Contrary to the chatter of Biden and Buttigieg, passenger rail is not a vital investment in America's future. Right now it accounts for a miniscule 0.1% of all passenger travel in the US. Even if Amtrak expansion doubles that number, it will have no perceptible impact on the nation's level of GHG emissions or economic performance.


In fact, Amtrak's is barely maintaining its 0.1% share because, since 2010, more people are choosing to travel by air and car. The problem is the exorbitant cost of rail travel. If Amtrak passengers had to cover the full cost of a 200 mile trip, the average ticket price would be $132. Such sticker-shock would sink Amtrak's occupancy rate from 52% to 17%. So to keep it at 52%, Amtrak only charges $67, and taxpayers make up the difference by providing each passenger with a $65 subsidy. By the way, in a car with two occupants the same unsubsidized trip would cost about $30 per passenger.


According to profiles of its passengers, Amtrak is essentially a purveyor of subsidized chauffeur service for tourists and the well-to-do.
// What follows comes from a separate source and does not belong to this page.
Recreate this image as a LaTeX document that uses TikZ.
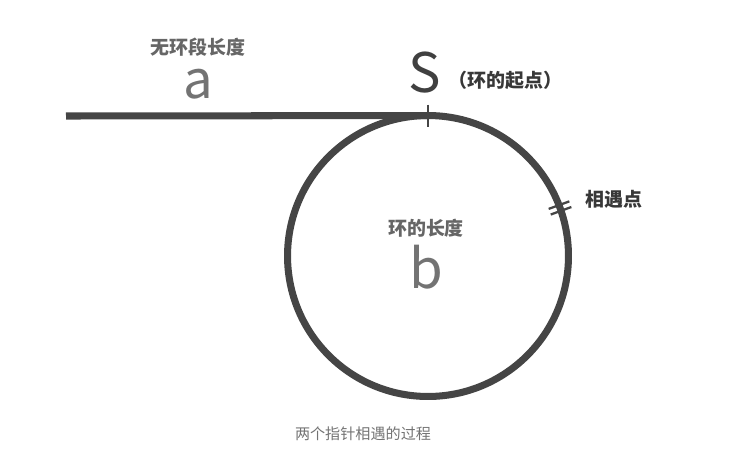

On Amtrak's northeast corridor, which accounts for 38% of total ridership, 50% of passengers made more than $100,000 in 2016. Only 24% of US households made more than that. In the California, Illinois and Wisconsin markets, which account for another 20% of ridership, 38% make more than $100K. It's worth noting that as a Senator from Delaware, Joe Biden earned $174,000/year and also raked-in about $533,000 in taxpayer subsidies from his 8,200 Amtrak trips between DC and Delaware.